Sale’s the most obvious faller through the first two weeks of the season. His velocity is way down, with his four-seamer sitting in the low-90s, and he has just eight strikeouts while facing 61 batters. His velocity boucned back a bit in his third start of the season on Tuesday, but he allowed five runs on seven hits in four innings to a Toronto lineup that isn't likely to be among the best in the league. It's still early for a pitcher with Sale's reputation, but it’d be silly to pretend that anyone invested in him shouldn’t be at least a little concerned. He dealt with injury last year and turned 30 right after Opening Day. Add in the fact that the Red Sox have designs on defending their World Series title—and Sale’s role in that effort—and it wouldn’t be a surprise to see them limit his workload for a huge chunk of the season.

Joey Votto, 1B, Reds

I wasn't buying into the idea that 2018 was a cliff season for Votto, especially for his power, but it’s starting to look like that might be the case. Votto has just one homer, and a .441 slugging percentage in 39 plate appearances this season. If Votto isn’t hitting for power, then we could be talking about him as someone who’s barely a top-15 first baseman.

Jesus Aguilar, 1B, Brewers

Aguilar is off to a terrible start this season, going 4-for-36 with zero homers and seven strikeouts. The strikeout rate is perfectly acceptable, and he does have six walks, but that’s not why fantasy owners went after Aguilar during draft season. He needs to be someone who hits 30-plus homers to justify where he was drafted, and he simply looks lost in terms of his power stroke. His fly-ball and ground-ball rates are exactly even at 37.9%, compared with 40.9% and 35.4%, respectively, last year.
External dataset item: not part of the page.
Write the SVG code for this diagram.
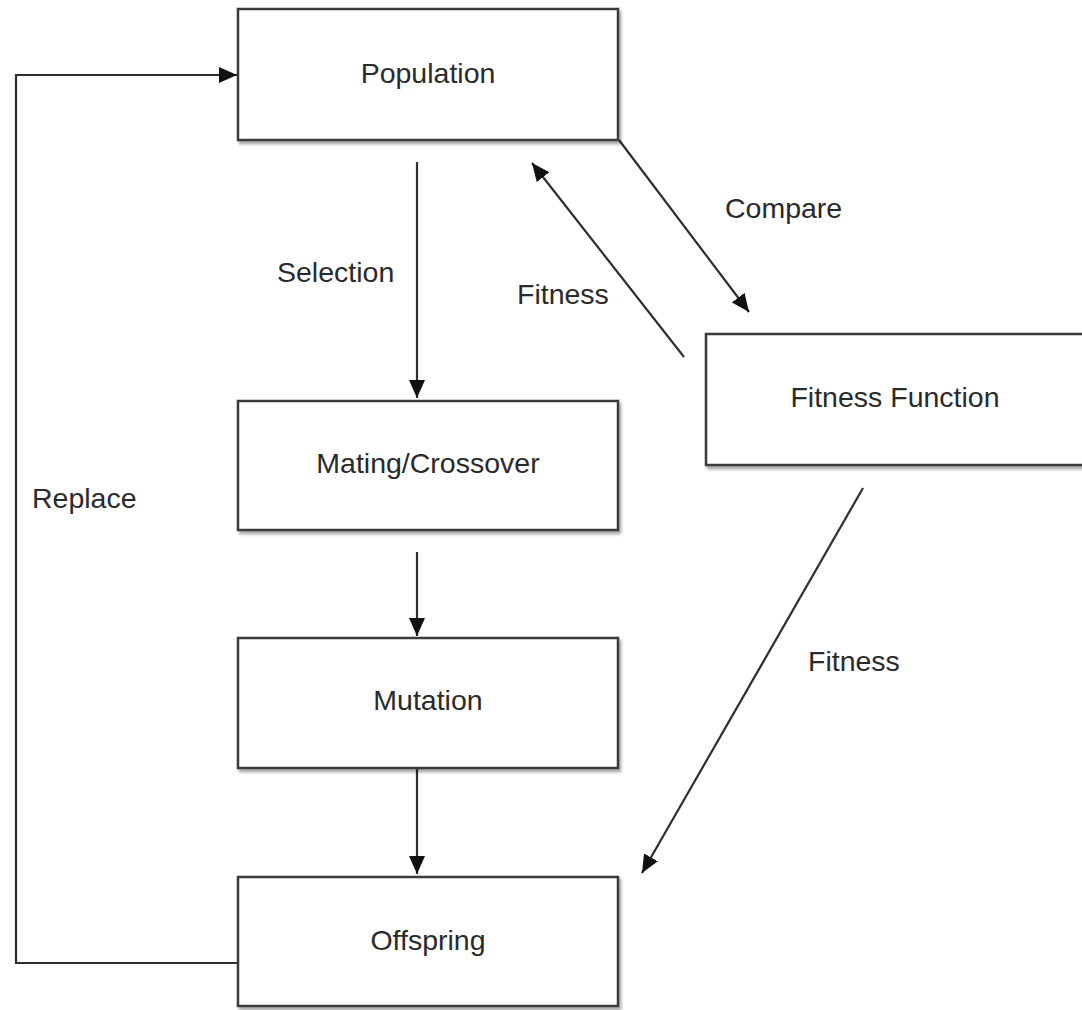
<svg xmlns="http://www.w3.org/2000/svg" width="1082" height="1010" viewBox="0 0 1082 1010">
<defs>
<style>
.box{fill:#fff;stroke:#3a3a3a;stroke-width:2.5;filter:url(#sh)}
.lbl{font-family:"Liberation Sans",Arial,sans-serif;font-size:28.5px;fill:#2a2a2a}
.c{text-anchor:middle}
.edge{fill:none;stroke:#2e2e2e;stroke-width:2.2}
</style>
<filter id="sh" x="-5%" y="-5%" width="115%" height="120%">
<feDropShadow dx="2" dy="3" stdDeviation="1.5" flood-color="#000" flood-opacity="0.35"/>
</filter>
<marker id="ah" markerUnits="userSpaceOnUse" markerWidth="19" markerHeight="16" refX="18" refY="8" orient="auto">
<path d="M0,0 L18,8 L0,16 Z" fill="#111"/>
</marker>
</defs>
<rect width="1082" height="1010" fill="#fff"/>
<g id="connectors">
<polyline class="edge" points="238,963 16,963 16,75 237,75" marker-end="url(#ah)"/>
<line class="edge" x1="417" y1="162" x2="417" y2="398" marker-end="url(#ah)"/>
<line class="edge" x1="417" y1="552" x2="417" y2="636" marker-end="url(#ah)"/>
<line class="edge" x1="417" y1="768" x2="417" y2="874" marker-end="url(#ah)"/>
<line class="edge" x1="619" y1="140" x2="749" y2="312" marker-end="url(#ah)"/>
<line class="edge" x1="684" y1="357" x2="532" y2="163" marker-end="url(#ah)"/>
<line class="edge" x1="863" y1="488" x2="642" y2="873" marker-end="url(#ah)"/>
<text class="lbl" x="725" y="218">Compare</text>
<text class="lbl" x="277" y="282">Selection</text>
<text class="lbl" x="517" y="304">Fitness</text>
<text class="lbl" x="32" y="508">Replace</text>
<text class="lbl" x="808" y="671">Fitness</text>
</g>
<g id="population">
<rect class="box" x="238" y="9" width="380" height="131"/>
<text class="lbl c" x="428" y="83">Population</text>
</g>
<g id="fitness-function">
<rect class="box" x="706" y="334" width="390" height="131"/>
<text class="lbl c" x="895" y="407">Fitness Function</text>
</g>
<g id="mating-crossover">
<rect class="box" x="238" y="401" width="380" height="129"/>
<text class="lbl c" x="428" y="473">Mating/Crossover</text>
</g>
<g id="mutation">
<rect class="box" x="238" y="638" width="380" height="130"/>
<text class="lbl c" x="428" y="710">Mutation</text>
</g>
<g id="offspring">
<rect class="box" x="238" y="877" width="380" height="129"/>
<text class="lbl c" x="428" y="950">Offspring</text>
</g>
</svg>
Miles Mikolas, SP, Cardinals

Mikolas was one of the great stories of the 2018 season, pitching to a 2.38 ERA and 1.07 WHIP after spending three years pitching in Japan. He struck out just 18.1% of the batters he faced, though, so we knew he had little margin for error this season. He’s coming down on the wrong side of that, allowing 11 earned runs on 17 hits, including four homers, in 16 innings. His strikeout rate is down from the low-but-acceptable 18.1% to an anemic 11.3%. There’s legitimate cause for concern here. Mikolas was drafted as a No. 3 starting pitcher, but he could be no more than a backend rotation option in fantasy leagues.